Customs have announced that their practice of not charging default interest on these notified errors is not lawful and will only continue until the end of August 2008.

From 01 September 2008 all notifications of errors requiring an Assessment may be subject to default interest charges from that date irrespective of the amount involved.

However, as mentioned previously deminimis net errors can continue to be corrected on a VAT return and will not attract interest.

Downturn in the economy and the construction industry

Many small and larger building companies are feeling the pinch at the moment particularly bespoke house builders who are unable to sell their newly built houses. We are finding that they are turning to the rental market in the hope of weathering the storm. Doing this however, means that they stand to lose all the VAT recovered on the materials etc used in the construction in addition to a possible Stamp Duty Land Tax charge.

You should be aware that it may be possible to restructure things so that it is possible to avoid the VAT hit.

Elysian Associates

August 2008

May 12, 2008

VAT Errors

HMRC have at last increased the ridiculously low threshold at which you have to notify them of a VAT error, currently £2000.

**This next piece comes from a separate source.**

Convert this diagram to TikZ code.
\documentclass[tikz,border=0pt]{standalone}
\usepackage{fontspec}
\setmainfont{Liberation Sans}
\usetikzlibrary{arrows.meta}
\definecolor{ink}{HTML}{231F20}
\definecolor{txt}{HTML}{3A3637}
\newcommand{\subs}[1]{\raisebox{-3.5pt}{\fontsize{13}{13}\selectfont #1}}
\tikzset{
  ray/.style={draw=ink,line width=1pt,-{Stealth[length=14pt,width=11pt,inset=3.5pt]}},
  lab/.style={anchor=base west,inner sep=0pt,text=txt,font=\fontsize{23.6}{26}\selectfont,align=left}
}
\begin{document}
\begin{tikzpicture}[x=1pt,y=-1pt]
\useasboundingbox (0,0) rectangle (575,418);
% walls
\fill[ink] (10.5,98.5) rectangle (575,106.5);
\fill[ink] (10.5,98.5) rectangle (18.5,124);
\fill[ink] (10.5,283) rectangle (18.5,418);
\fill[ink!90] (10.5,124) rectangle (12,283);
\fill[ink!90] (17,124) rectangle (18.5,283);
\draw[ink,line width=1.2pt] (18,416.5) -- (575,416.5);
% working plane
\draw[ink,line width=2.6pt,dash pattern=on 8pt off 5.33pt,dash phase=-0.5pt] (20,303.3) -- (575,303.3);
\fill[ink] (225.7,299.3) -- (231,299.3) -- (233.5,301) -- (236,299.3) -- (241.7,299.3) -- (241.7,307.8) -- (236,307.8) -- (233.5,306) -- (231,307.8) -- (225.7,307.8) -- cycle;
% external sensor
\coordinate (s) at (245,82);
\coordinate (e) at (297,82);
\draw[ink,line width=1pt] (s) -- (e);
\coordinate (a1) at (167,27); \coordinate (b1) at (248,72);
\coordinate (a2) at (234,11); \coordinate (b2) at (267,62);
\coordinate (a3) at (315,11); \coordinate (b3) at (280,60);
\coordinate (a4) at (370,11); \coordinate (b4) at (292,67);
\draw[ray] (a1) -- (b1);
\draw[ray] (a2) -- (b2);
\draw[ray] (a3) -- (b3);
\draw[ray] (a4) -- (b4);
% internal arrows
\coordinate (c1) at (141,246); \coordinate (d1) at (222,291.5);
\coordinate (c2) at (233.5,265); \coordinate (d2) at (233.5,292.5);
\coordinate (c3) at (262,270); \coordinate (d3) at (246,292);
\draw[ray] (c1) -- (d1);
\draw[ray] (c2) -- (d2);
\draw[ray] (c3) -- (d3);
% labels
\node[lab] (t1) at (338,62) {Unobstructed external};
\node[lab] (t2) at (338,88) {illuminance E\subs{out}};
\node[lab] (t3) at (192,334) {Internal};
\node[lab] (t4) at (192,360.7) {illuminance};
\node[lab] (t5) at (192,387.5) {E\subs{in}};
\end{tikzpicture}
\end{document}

With effect from 01 July 2008 adjustments of £10,000 or 1% of quarterly turnover can now be made on the VAT Return without having to consult HMRC.

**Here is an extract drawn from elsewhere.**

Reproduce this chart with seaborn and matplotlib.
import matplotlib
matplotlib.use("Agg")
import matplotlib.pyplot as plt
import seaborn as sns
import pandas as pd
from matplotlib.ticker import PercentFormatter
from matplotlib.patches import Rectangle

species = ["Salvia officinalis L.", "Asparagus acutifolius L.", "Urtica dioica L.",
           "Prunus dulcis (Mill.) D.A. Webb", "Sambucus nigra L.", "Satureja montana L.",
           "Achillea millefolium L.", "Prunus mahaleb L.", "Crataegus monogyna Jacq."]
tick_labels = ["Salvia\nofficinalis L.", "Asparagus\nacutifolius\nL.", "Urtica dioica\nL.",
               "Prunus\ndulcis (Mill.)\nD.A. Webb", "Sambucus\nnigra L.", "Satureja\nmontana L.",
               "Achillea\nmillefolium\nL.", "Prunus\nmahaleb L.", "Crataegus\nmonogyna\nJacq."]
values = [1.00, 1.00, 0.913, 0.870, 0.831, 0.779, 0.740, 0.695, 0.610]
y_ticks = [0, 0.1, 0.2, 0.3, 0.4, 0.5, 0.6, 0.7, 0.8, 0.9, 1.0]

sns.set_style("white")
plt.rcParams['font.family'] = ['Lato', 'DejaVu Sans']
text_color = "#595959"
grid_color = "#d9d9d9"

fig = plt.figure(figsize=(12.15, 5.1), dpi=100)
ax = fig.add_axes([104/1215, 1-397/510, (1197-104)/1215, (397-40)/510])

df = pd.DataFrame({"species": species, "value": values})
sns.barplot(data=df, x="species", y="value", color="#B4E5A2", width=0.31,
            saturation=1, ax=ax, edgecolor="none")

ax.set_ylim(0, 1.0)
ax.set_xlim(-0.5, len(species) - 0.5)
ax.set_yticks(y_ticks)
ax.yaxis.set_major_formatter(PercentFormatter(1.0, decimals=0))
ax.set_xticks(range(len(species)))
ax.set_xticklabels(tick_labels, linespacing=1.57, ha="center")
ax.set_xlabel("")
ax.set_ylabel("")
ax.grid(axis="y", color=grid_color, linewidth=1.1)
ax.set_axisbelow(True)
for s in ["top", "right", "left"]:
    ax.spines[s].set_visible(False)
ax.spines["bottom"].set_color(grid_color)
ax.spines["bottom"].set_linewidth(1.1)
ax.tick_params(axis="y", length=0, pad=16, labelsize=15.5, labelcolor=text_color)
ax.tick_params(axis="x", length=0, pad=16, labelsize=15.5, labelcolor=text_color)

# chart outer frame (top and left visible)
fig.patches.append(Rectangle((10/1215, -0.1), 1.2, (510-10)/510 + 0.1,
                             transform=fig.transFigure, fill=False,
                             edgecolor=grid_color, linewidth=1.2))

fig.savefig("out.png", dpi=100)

This is subject to a maximum of £50,000.

Adjustments exceeding this value must still be made on a VAT 652 (Voluntary Disclosure of Errors) and of course get the adjustment wrong and there are penalties.

Elysian Associates

May 2008

January 24, 2008

Happy New Year to you all

Three year capping

Further to my note in November The House of Lords has now released its decision regarding the three year capping cases in respect of Conde Nast and Fleming.

The Judgment was a resounding success for the tax payers and the three year capping was judged to be illegal and implemented incorrectly in the UK.

The claims relate to input tax under-claimed prior to May 1997 and over-paid output tax up to December 1996. Any claims could go as far back as April 1973.

Not surprisingly Customs are strangely quiet on the matter but it could mean that any claims reduced by the three year capping should be pursued for payment. In addition any claims not lodged as yet should be lodged as quickly as possible. Remember that any claims paid will also include interest – possibly compounded.

If you wish to discuss please give us a call.

Elysian Associates

January 2008

November 30, 2007

Compound Interest on VAT Claims!

It may be possible to claim compound interest on overpaid VAT where a taxpayer mistakenly pays too much VAT, particularly where there was no error of the part of HMRC. It is important to act as soon as possible, so if any of your clients have in the last 6 years overpaid or under recovered VAT through his/her own mistake perhaps by a simple oversight or accounting system error they are entitled to make a claim for compound interest to HMRC. This is even possible where simple interest has already been paid. See Sempra Metals tax case.

Three year capping

The House of Lords has now heard appeals against the Court of Appeal’s decisions in the cases of Conde Nast and Fleming. It is possible that the Judgment may be issued before Christmas but most likely it will be delivered in the New Year. Apparently one of their Lordships mentioned “temporal limitation” which means that only claims submitted before the decision is released will be accepted. This is a very rare situation but it is possible that this could affect belated claims to recover output tax overpaid before 4th December 1996 and input tax under recovered before 1st May 1997. We would recommend that any claims be submitted as soon as possible just in case.